An interesting discussion on academic life leads me to arrive at some sort of conclusion… is being academia like being in the mafia?

Beginning at the bottom we are the undergrads. A bunch of thugs pushing theories like blunt tools. Unsure how they should be used, unsure what they mean but we slowly reach the conclusion: For some this brush with the system is enough – they are scared straight and go on to normal fruitful lives. For the others we begin our slow climb upwards, which begins with the recognition of a desire. We simulate theory, assimilate method but in reality still basically use these a blunt instruments in our own work. We are the wannabes.

We graduate to our master’s thesis. We struggle to be noticed by the Phd students, Phd’s and many levels of professors. We are discerning a structure, its still a mix of awe and mystery but we recognize there are a path and a hierarchy. There is less pointless use of violence but we are fully prepared to use our strengths to impress those above. We remain squeamish about acting as enforcers.

The first real step is to be inducted into the crew. We are chosen by a professor to work on a major project of our own. We are not seen as particularly profitable but we are vaguely useful. The tests are many. Acquiring knowledge seems almost secondary to learning the codes, traditions and manners of our crew. We adopt gang colors and sneer at other gangs for their lack of stringent theories or their sloppy methods – we are on the true path, we are the most loyal supporters. We are the small time enforcers pushed forward in conferences and seminars to fight for the amusement of our superiors.

During this process we grow as individuals are singled out for different paths and purposes. We begin to prove our worth and more importantly our potential for increasing the value of our chosen crew. We make our bones by attending and surviving conferences and bringing honor to our supervisors. Failing at this is not an option… many simply disappear for failing here.

The moment of truth occurs when we defend our own positions within the culture of our families. To survive the viva is to become a made man. We leave behind the role of soldier, and have obtained the first step to true power within our families and may begin the journey onwards.

From Wikipedia:

A made man is traditionally seen as “untouchable” by fellow criminals, a man to be respected and feared. To attack, let alone kill, a made man for any reason without the permission of mafiosi higher up in the organization is a cardinal sin normally met with severe retaliation (usually death), often regardless of whether the perpetrator had a legitimate grievance. A made man can however be killed if a good enough reason is provided and the Mafia bosses give permission.

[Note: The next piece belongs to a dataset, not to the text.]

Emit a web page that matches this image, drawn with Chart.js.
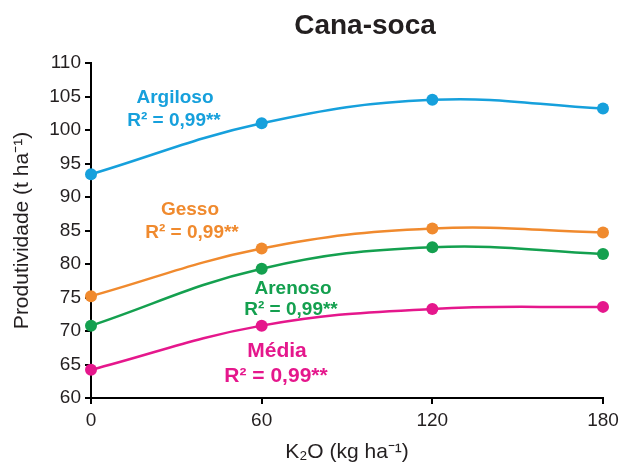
<!DOCTYPE html>
<html>
<head>
<meta charset="utf-8">
<script src="https://cdn.jsdelivr.net/npm/chart.js@4"></script>
<style>
  html, body { margin: 0; padding: 0; background: #fff; }
  #wrap { width: 625px; height: 466px; }
</style>
</head>
<body>
<div id="wrap"><canvas id="chart" width="625" height="466"></canvas></div>
<script>
const doses = [0, 60, 120, 180];
const argiloso = [93.4, 101.0, 104.5, 103.2];
const gesso = [75.2, 82.3, 85.3, 84.7];
const arenoso = [70.8, 79.3, 82.5, 81.5];
const media = [64.2, 70.8, 73.3, 73.6];
const yTicks = [60, 65, 70, 75, 80, 85, 90, 95, 100, 105, 110];

const FONT = "'Liberation Sans', Arial, sans-serif";
const INK = '#231f20';

function toPoints(values) {
    return values.map((v, i) => ({ x: doses[i], y: v }));
}

function series(label, values, color) {
    return {
        label: label,
        data: toPoints(values),
        borderColor: color,
        backgroundColor: color,
        pointBackgroundColor: color,
        pointBorderWidth: 0,
        pointRadius: 6,
        borderWidth: 2.5,
        tension: 0.4,
        clip: false
    };
}

// title and the R² notes next to each curve
const notes = [
    { lines: ['Argiloso', 'R² = 0,99**'], color: '#16a0dc', x: [175, 174], y: [103, 126], size: 19 },
    { lines: ['Gesso', 'R² = 0,99**'], color: '#f08a2e', x: [190, 192], y: [215, 238], size: 19 },
    { lines: ['Arenoso', 'R² = 0,99**'], color: '#14a04f', x: [293, 291], y: [294, 315], size: 19 },
    { lines: ['Média', 'R² = 0,99**'], color: '#e5178c', x: [277, 276], y: [357, 382], size: 21 }
];

const textPlugin = {
    id: 'textPlugin',
    afterDraw(chart) {
        const ctx = chart.ctx;
        ctx.save();
        ctx.textAlign = 'center';
        ctx.textBaseline = 'alphabetic';
        ctx.fillStyle = INK;
        ctx.font = 'bold 28px ' + FONT;
        ctx.fillText('Cana-soca', 365, 34);
        notes.forEach(n => {
            ctx.fillStyle = n.color;
            ctx.font = 'bold ' + n.size + 'px ' + FONT;
            n.lines.forEach((t, i) => ctx.fillText(t, n.x[i], n.y[i]));
        });
        ctx.restore();
    }
};

new Chart(document.getElementById('chart'), {
    type: 'line',
    data: {
        datasets: [
            series('Argiloso', argiloso, '#16a0dc'),
            series('Gesso', gesso, '#f08a2e'),
            series('Arenoso', arenoso, '#14a04f'),
            series('Média', media, '#e5178c')
        ]
    },
    options: {
        responsive: false,
        animation: false,
        layout: { padding: { top: 63, right: 22, left: 0, bottom: 0 } },
        plugins: {
            legend: { display: false },
            tooltip: { enabled: false }
        },
        scales: {
            x: {
                type: 'linear',
                min: 0,
                max: 180,
                afterFit(scale) { scale.height = 68; },
                afterBuildTicks(scale) { scale.ticks = doses.map(v => ({ value: v })); },
                ticks: { color: INK, font: { family: FONT, size: 19 }, padding: 5 },
                grid: { drawOnChartArea: false, drawTicks: true, tickLength: 6, color: '#000', lineWidth: 2 },
                border: { color: '#000', width: 2 },
                title: {
                    display: true,
                    text: 'K₂O (kg ha⁻¹)',
                    color: INK,
                    font: { family: FONT, size: 21 },
                    padding: { top: 0, bottom: 1 }
                }
            },
            y: {
                min: 60,
                max: 110,
                afterFit(scale) { scale.width = 91; },
                afterBuildTicks(scale) { scale.ticks = yTicks.map(v => ({ value: v })); },
                ticks: { color: INK, font: { family: FONT, size: 19 }, padding: 4 },
                grid: { drawOnChartArea: false, drawTicks: true, tickLength: 6, color: '#000', lineWidth: 2 },
                border: { color: '#000', width: 2 },
                title: {
                    display: true,
                    text: 'Produtividade (t ha⁻¹)',
                    color: INK,
                    font: { family: FONT, size: 21 },
                    padding: { top: 10, bottom: 0 }
                }
            }
        }
    },
    plugins: [textPlugin]
});
</script>
</body>
</html>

Translation: no grad, undergrad, or PhD student poses a serious threat to your position. But your position within the organization is still insecure. Incurring the displeasure of the capo (professor), the Don (dean of the faculty) or the Consigliere (Faculty Chief administrator) can incur the death penalty or banishment from the family.

From this point we begin to diversify our interests. We still run the scams and games created by those who have sponsored us into the family. Our loyalty is still to the family but we are also beginning to create our own lines of income and power (research grants). This is permissible as long as we still show deference to the Don and make sure he gets a cut (of money and citations). To be profitable is to survive.

If nothing goes wrong, and you continue to prove your worth, you graduate to capo famiglia (full tenure). From this point the underlings look up to you, you walk the campus with a security and sense of power that only the chosen few have. A wave of the hand decides whether underlings live or die. Power struggles within the family (other professors) and with other families (other faculties) are common. Occasionally families act in concert (called a university) and attempt to beat out other universities in vicious turf wars.

The end of a long successful career may lead to a position of respect and admiration (emeritus) however many good soldiers have disappeared on the way.